• [Short task]
Set down the data below from its first line to the line holding "(step4) at (142.5,565)", inclusive; omit all pictures.

• [Data excerpt]
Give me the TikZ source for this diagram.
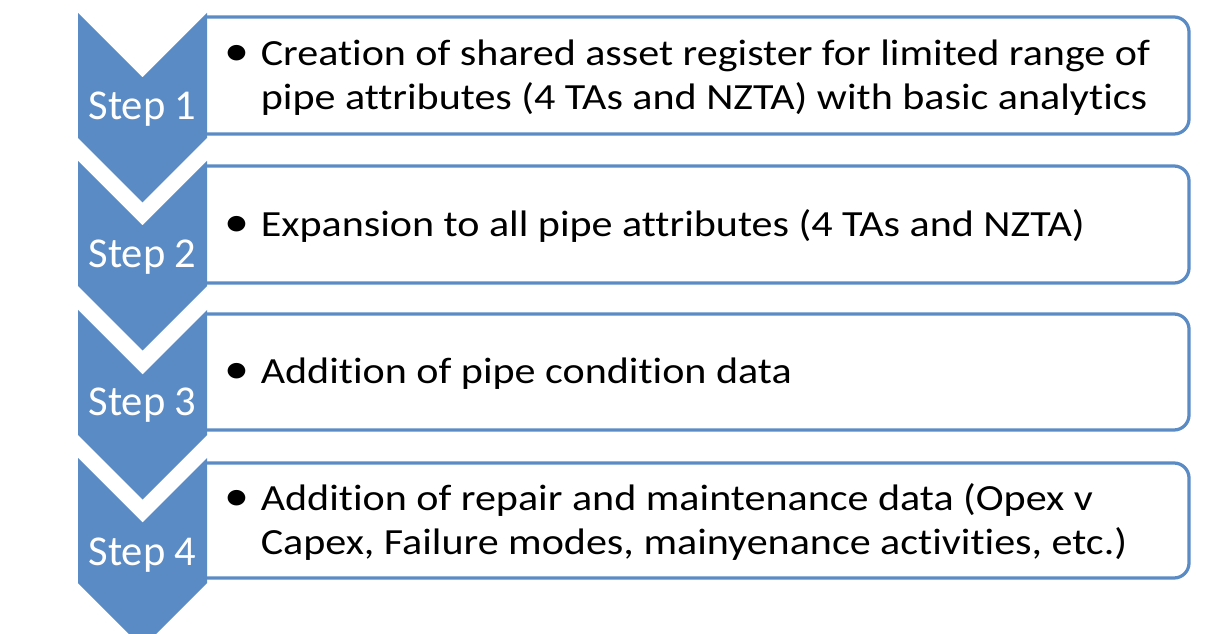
\documentclass[tikz,border=0pt]{standalone}
\usepackage{fontspec}
\setmainfont[Ligatures=NoCommon]{Carlito}
\newfontfamily\itemfont[FakeStretch=1.14,Ligatures=NoCommon]{Carlito}
\usepackage{xcolor}
\definecolor{stepblue}{RGB}{91,139,197}
\usepackage{tikz}
\usetikzlibrary{positioning}

\newcommand{\itembullet}{{\fontsize{25}{25}\selectfont\textbullet}}

\begin{document}
\begin{tikzpicture}[x=0.02cm,y=-0.02cm,
  stepbox/.style={draw=stepblue,line width=0.065cm,rounded corners=0.3cm},
  chevron/.style={fill=stepblue,draw=none},
  steplabel/.style={text=white,anchor=base,inner sep=0pt,font=\fontsize{24.2}{29}\selectfont},
  itemtext/.style={text=black,anchor=west,inner sep=0pt,font=\itemfont\fontsize{21}{25}\selectfont}]
  \useasboundingbox (0,0) rectangle (1216,634);

  %% boxes (open on the left, the chevron closes them)
  \draw[stepbox] (207,17) -- (1189,17) -- (1189,134) -- (207,134);
  \draw[stepbox] (207,166) -- (1189,166) -- (1189,283) -- (207,283);
  \draw[stepbox] (207,314) -- (1189,314) -- (1189,430) -- (207,430);
  \draw[stepbox] (207,463) -- (1189,463) -- (1189,578) -- (207,578);

  %% chevrons
  \fill[chevron] (78,13) -- (142.5,77.5) -- (207,13) -- (207,138) -- (142.5,202.5) -- (78,138) -- cycle;
  \fill[chevron] (78,161) -- (142.5,225.5) -- (207,161) -- (207,286) -- (142.5,350.5) -- (78,286) -- cycle;
  \fill[chevron] (78,310) -- (142.5,374.5) -- (207,310) -- (207,435) -- (142.5,499.5) -- (78,435) -- cycle;
  \fill[chevron] (78,458) -- (142.5,522.5) -- (207,458) -- (207,583) -- (142.5,647.5) -- (78,583) -- cycle;

  \node[steplabel] (step1) at (142.5,120) {Step 1};
  \node[steplabel] (step2) at (142.5,268) {Step 2};
  \node[steplabel] (step3) at (142.5,416) {Step 3};
  \node[steplabel] (step4) at (142.5,565) {Step 4};

  \node[itemtext] (task1) at (224,78.5) {\begin{tabular}{@{}l@{\hspace{0.23cm}}l@{}}
      \itembullet & Creation of shared asset register for limited range of\\
      & pipe attributes (4 TAs and NZTA) with basic analytics
    \end{tabular}};
  \node[itemtext] (task2) at (224,227.5) {\begin{tabular}{@{}l@{\hspace{0.23cm}}l@{}}
      \itembullet & Expansion to all pipe attributes (4 TAs and NZTA)
    \end{tabular}};
  \node[itemtext] (task3) at (224,375) {\begin{tabular}{@{}l@{\hspace{0.23cm}}l@{}}
      \itembullet & Addition of pipe condition data
    \end{tabular}};
  \node[itemtext] (task4) at (224,523.5) {\begin{tabular}{@{}l@{\hspace{0.23cm}}l@{}}
      \itembullet & Addition of repair and maintenance data (Opex v\\
      & Capex, Failure modes, mainyenance activities, etc.)
    \end{tabular}};
\end{tikzpicture}
\end{document}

• [Finished answer]
Give me the TikZ source for this diagram.
\documentclass[tikz,border=0pt]{standalone}
\usepackage{fontspec}
\setmainfont[Ligatures=NoCommon]{Carlito}
\newfontfamily\itemfont[FakeStretch=1.14,Ligatures=NoCommon]{Carlito}
\usepackage{xcolor}
\definecolor{stepblue}{RGB}{91,139,197}
\usepackage{tikz}
\usetikzlibrary{positioning}

\newcommand{\itembullet}{{\fontsize{25}{25}\selectfont\textbullet}}

\begin{document}
\begin{tikzpicture}[x=0.02cm,y=-0.02cm,
  stepbox/.style={draw=stepblue,line width=0.065cm,rounded corners=0.3cm},
  chevron/.style={fill=stepblue,draw=none},
  steplabel/.style={text=white,anchor=base,inner sep=0pt,font=\fontsize{24.2}{29}\selectfont},
  itemtext/.style={text=black,anchor=west,inner sep=0pt,font=\itemfont\fontsize{21}{25}\selectfont}]
  \useasboundingbox (0,0) rectangle (1216,634);

  %% boxes (open on the left, the chevron closes them)
  \draw[stepbox] (207,17) -- (1189,17) -- (1189,134) -- (207,134);
  \draw[stepbox] (207,166) -- (1189,166) -- (1189,283) -- (207,283);
  \draw[stepbox] (207,314) -- (1189,314) -- (1189,430) -- (207,430);
  \draw[stepbox] (207,463) -- (1189,463) -- (1189,578) -- (207,578);

  %% chevrons
  \fill[chevron] (78,13) -- (142.5,77.5) -- (207,13) -- (207,138) -- (142.5,202.5) -- (78,138) -- cycle;
  \fill[chevron] (78,161) -- (142.5,225.5) -- (207,161) -- (207,286) -- (142.5,350.5) -- (78,286) -- cycle;
  \fill[chevron] (78,310) -- (142.5,374.5) -- (207,310) -- (207,435) -- (142.5,499.5) -- (78,435) -- cycle;
  \fill[chevron] (78,458) -- (142.5,522.5) -- (207,458) -- (207,583) -- (142.5,647.5) -- (78,583) -- cycle;

  \node[steplabel] (step1) at (142.5,120) {Step 1};
  \node[steplabel] (step2) at (142.5,268) {Step 2};
  \node[steplabel] (step3) at (142.5,416) {Step 3};
  \node[steplabel] (step4) at (142.5,565) {Step 4};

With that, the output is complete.